Additionally, finalized rules regulating gig work are expected to be published in the Federal Register in the coming months, he added. These rules and agreements are all in addition to the IRS’s 20-factor test used to determine whether a worker is an employee or independent contractor.
Unfortunately, state and local laws and regulations for classifying workers as independent contractors vary and often differ from the federal government’s interpretation of gig work, Isberg said. One notable example is California’s “ABC test,” which is a three-factor test used to determine if a worker is an employee or independent contractor.
This can make it difficult for employers to determine an individual’s worker classification, since a worker might be considered an independent contractor under federal law but an employee under state law, Isberg said.
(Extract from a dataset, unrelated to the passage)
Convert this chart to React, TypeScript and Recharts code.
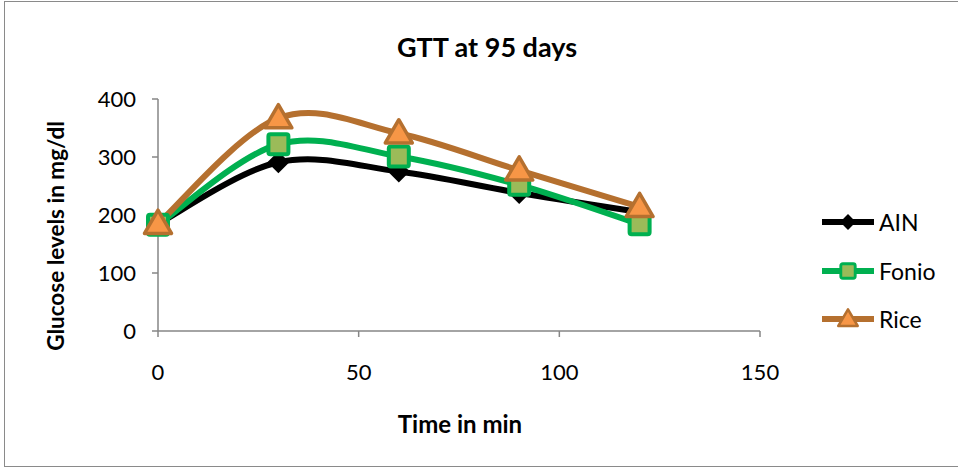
import React from "react";
import { Line, LineChart, XAxis, YAxis } from "recharts";

const times = [0, 30, 60, 90, 120];
const ainValues = [185, 291, 275, 238, 205];
const fonioValues = [183, 322, 301, 252, 184];
const riceValues = [185, 367, 341, 277, 214];

const xTicks = [0, 50, 100, 150];
const yTicks = [0, 100, 200, 300, 400];

const seriesInfo = [
  { key: "AIN", color: "#000000", fill: "#000000", shape: "diamond" },
  { key: "Fonio", color: "#00B050", fill: "#9BBB59", shape: "square" },
  { key: "Rice", color: "#B5702F", fill: "#F79646", shape: "triangle" }
];

const data = times.map((t, i) => ({
  time: t,
  AIN: ainValues[i],
  Fonio: fonioValues[i],
  Rice: riceValues[i]
}));

const FONT = "Lato, 'Open Sans', sans-serif";
const AXIS = "#868686";

// smoothed line close to what the spreadsheet draws (catmull-rom style beziers)
function smoothCurve(context: any) {
  let pts: number[][] = [];
  return {
    areaStart() {},
    areaEnd() {},
    lineStart() {
      pts = [];
    },
    point(x: number, y: number) {
      pts.push([+x, +y]);
    },
    lineEnd() {
      const n = pts.length;
      if (!n) return;
      context.moveTo(pts[0][0], pts[0][1]);
      for (let i = 0; i < n - 1; i++) {
        const p0 = pts[Math.max(i - 1, 0)];
        const p1 = pts[i];
        const p2 = pts[i + 1];
        const p3 = pts[Math.min(i + 2, n - 1)];
        context.bezierCurveTo(
          p1[0] + (p2[0] - p0[0]) / 6,
          p1[1] + (p2[1] - p0[1]) / 6,
          p2[0] - (p3[0] - p1[0]) / 6,
          p2[1] - (p3[1] - p1[1]) / 6,
          p2[0],
          p2[1]
        );
      }
    }
  };
}

function Marker({ cx, cy, shape, color, fill, small }: any) {
  if (cx == null || cy == null) return null;
  const k = small ? 0.72 : 1;
  if (shape === "diamond") {
    const r = 11 * k;
    return <path d={`M${cx},${cy - r}L${cx + r},${cy}L${cx},${cy + r}L${cx - r},${cy}Z`} fill={fill} />;
  }
  if (shape === "square") {
    const r = 10 * k;
    return (
      <rect x={cx - r} y={cy - r} width={2 * r} height={2 * r} rx={2} fill={fill} stroke={color} strokeWidth={4 * k} />
    );
  }
  const r = 13.5 * k;
  return (
    <path
      d={`M${cx},${cy - r}L${cx + r},${cy + r * 0.72}L${cx - r},${cy + r * 0.72}Z`}
      fill={fill}
      stroke={color}
      strokeWidth={3.5 * k}
      strokeLinejoin="round"
    />
  );
}

function LegendBox() {
  return (
    <div style={{ fontFamily: FONT, fontSize: 23 }}>
      {seriesInfo.map((s) => (
        <div key={s.key} style={{ display: "flex", alignItems: "center", height: 48.5 }}>
          <svg width={57} height={30}>
            <line x1={0} y1={15} x2={52} y2={15} stroke={s.color} strokeWidth={6} />
            <Marker cx={26} cy={15} shape={s.shape} color={s.color} fill={s.fill} small />
          </svg>
          <span style={{ color: "#000" }}>{s.key}</span>
        </div>
      ))}
    </div>
  );
}

export default function App() {
  return (
    <div
      style={{
        position: "fixed",
        left: 0,
        top: 0,
        width: 958,
        height: 469,
        background: "#fff",
        fontFamily: FONT,
        overflow: "hidden"
      }}
    >
      <div
        style={{
          position: "absolute",
          left: 4,
          top: 1,
          width: 1000,
          height: 466,
          border: "1.5px solid #8a8a8a",
          boxSizing: "border-box"
        }}
      />
      <LineChart
        width={958}
        height={469}
        data={data}
        margin={{ top: 99, right: 198, left: 98, bottom: 108 }}
        style={{ position: "absolute", left: 0, top: 0 }}
      >
        <XAxis
          dataKey="time"
          type="number"
          domain={[0, 150]}
          ticks={xTicks}
          height={30}
          stroke={AXIS}
          strokeWidth={1.5}
          tickSize={6}
          tick={{ fill: "#000", fontSize: 22, fontFamily: FONT, dy: 25 }}
        />
        <YAxis
          domain={[0, 400]}
          ticks={yTicks}
          width={60}
          stroke={AXIS}
          strokeWidth={1.5}
          tickSize={6}
          tick={{ fill: "#000", fontSize: 22, fontFamily: FONT, dx: -14 }}
        />
        {seriesInfo.map((s) => (
          <Line
            key={s.key}
            dataKey={s.key}
            type={smoothCurve as any}
            stroke={s.color}
            strokeWidth={6}
            isAnimationActive={false}
            dot={(p: any) => (
              <Marker key={`${s.key}-${p.index}`} cx={p.cx} cy={p.cy} shape={s.shape} color={s.color} fill={s.fill} />
            )}
            activeDot={false}
          />
        ))}
      </LineChart>
      <div style={{ position: "absolute", left: 822, top: 198 }}>
        <LegendBox />
      </div>
      <svg width={958} height={469} style={{ position: "absolute", left: 0, top: 0, pointerEvents: "none" }}>
        <text x={487} y={57} textAnchor="middle" fontSize={27} fontWeight="bold" fontFamily={FONT}>
          GTT at 95 days
        </text>
        <text x={460} y={433} textAnchor="middle" fontSize={24} fontWeight="bold" fontFamily={FONT}>
          Time in min
        </text>
        <text
          x={0}
          y={0}
          transform="translate(64,236) rotate(-90)"
          textAnchor="middle"
          fontSize={22.5}
          fontWeight="bold"
          fontFamily={FONT}
        >
          Glucose levels in mg/dl
        </text>
      </svg>
    </div>
  );
}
Further complications can arise if an independent contractor crosses state borders and is considered an employee under the laws of the other state.
“I don’t know of any payroll systems that can produce a Form W-2 at the state level and a Form 1099 at the federal level” for the same worker, he said.
Companies can be subject to a multitude of penalties and fines for misclassifying workers as independent contractors, Isberg warned. In Virginia, for example, state contractors can be barred from receiving public contracts for misclassifying workers.
There are some ways the US and state governments can address worker classification, Isberg said. For example, in Montana, individuals may apply for an independent contractor exemption certificate, he noted.
“Maybe employers should start asking for that certificate if they have business operations in Montana,” Isberg said. “But, is it binding on the IRS? No.”
Another potential solution for the US is to adopt the “dependent contractor” worker classification that currently exists in other parts of the world, Isberg said.
“Where are we headed? In the UK, European Union, and Canada, they have a third class of worker,” he said. “They’ve got contractors, they’ve got employees, and they’ve got dependent contractors. And that concept sort of makes sense. We have a lot of contractors that only work for a single employer or hiring entity and they’ve been doing the same thing for years.”
Until states and the federal government find better methods for addressing the gig economy, employers should avoid treating independent contractors like employees, Isberg advised. This includes not offering employee benefits like paid leave and health insurance to independent contractors.
“Here’s a best practice: keep them separate,” he said. “Have a separate section for independent contractors and another for employees. And also, try to figure out what others in your industry do with their independent contractors.”